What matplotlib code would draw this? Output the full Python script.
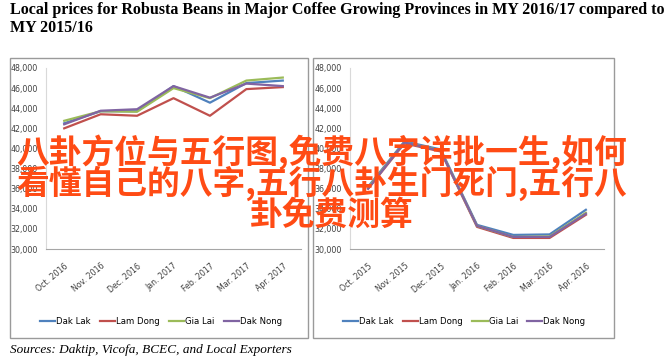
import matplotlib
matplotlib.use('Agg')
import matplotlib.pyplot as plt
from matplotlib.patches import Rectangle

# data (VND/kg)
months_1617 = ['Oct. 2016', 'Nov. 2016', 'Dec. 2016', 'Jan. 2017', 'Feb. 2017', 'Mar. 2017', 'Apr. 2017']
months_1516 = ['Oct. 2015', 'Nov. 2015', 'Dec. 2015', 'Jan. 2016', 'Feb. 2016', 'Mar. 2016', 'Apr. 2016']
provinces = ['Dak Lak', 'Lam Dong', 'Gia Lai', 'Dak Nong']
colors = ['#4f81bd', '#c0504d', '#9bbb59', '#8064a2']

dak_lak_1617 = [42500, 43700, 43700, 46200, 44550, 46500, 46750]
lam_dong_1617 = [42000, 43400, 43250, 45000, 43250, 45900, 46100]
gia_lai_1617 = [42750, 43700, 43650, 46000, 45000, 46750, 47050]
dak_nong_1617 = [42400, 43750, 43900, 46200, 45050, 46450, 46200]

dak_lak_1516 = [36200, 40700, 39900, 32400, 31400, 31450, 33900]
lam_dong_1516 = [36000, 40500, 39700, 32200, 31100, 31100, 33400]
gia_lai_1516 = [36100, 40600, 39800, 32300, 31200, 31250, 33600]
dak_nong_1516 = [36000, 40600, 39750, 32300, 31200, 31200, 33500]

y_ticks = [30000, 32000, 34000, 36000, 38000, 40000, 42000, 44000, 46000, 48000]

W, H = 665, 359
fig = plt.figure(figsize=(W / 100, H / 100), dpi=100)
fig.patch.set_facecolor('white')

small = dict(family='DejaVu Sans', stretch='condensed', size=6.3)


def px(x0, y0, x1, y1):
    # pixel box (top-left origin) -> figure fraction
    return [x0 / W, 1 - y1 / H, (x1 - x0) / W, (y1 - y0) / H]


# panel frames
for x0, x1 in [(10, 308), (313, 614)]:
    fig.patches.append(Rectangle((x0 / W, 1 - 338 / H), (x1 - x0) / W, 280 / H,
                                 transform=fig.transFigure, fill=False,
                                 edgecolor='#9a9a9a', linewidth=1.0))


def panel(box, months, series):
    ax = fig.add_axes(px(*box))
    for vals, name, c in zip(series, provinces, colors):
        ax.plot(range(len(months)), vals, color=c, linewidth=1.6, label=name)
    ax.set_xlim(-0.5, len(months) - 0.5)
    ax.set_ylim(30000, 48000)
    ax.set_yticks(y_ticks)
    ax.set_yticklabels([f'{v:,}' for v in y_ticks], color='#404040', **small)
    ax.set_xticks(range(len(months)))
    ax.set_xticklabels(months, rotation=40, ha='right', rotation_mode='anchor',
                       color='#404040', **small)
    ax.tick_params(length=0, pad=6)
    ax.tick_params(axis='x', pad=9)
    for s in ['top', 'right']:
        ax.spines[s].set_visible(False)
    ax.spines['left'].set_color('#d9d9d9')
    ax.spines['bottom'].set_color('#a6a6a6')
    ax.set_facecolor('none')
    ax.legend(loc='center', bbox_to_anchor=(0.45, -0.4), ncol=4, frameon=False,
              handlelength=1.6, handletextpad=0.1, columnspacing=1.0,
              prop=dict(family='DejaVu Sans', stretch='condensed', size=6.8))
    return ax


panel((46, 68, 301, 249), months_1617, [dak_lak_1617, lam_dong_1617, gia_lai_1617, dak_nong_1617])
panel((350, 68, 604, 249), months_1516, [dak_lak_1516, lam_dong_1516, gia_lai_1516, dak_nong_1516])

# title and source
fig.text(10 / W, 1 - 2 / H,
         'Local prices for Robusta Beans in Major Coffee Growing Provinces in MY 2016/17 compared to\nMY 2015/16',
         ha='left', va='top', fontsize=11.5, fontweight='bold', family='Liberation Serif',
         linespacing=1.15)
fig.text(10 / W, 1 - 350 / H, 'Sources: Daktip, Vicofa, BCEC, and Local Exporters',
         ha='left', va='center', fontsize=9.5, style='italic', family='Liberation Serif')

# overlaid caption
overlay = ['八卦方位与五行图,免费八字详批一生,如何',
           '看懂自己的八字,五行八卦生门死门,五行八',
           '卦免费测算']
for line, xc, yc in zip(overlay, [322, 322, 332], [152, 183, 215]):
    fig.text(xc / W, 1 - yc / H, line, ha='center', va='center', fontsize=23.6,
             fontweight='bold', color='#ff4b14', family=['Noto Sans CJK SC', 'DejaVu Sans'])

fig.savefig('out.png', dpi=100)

★ ★ ★

YOUR TASK: Determine how many of the lines above hold the word "matplotlib", and output that number by itself.

TASK RESULT: 5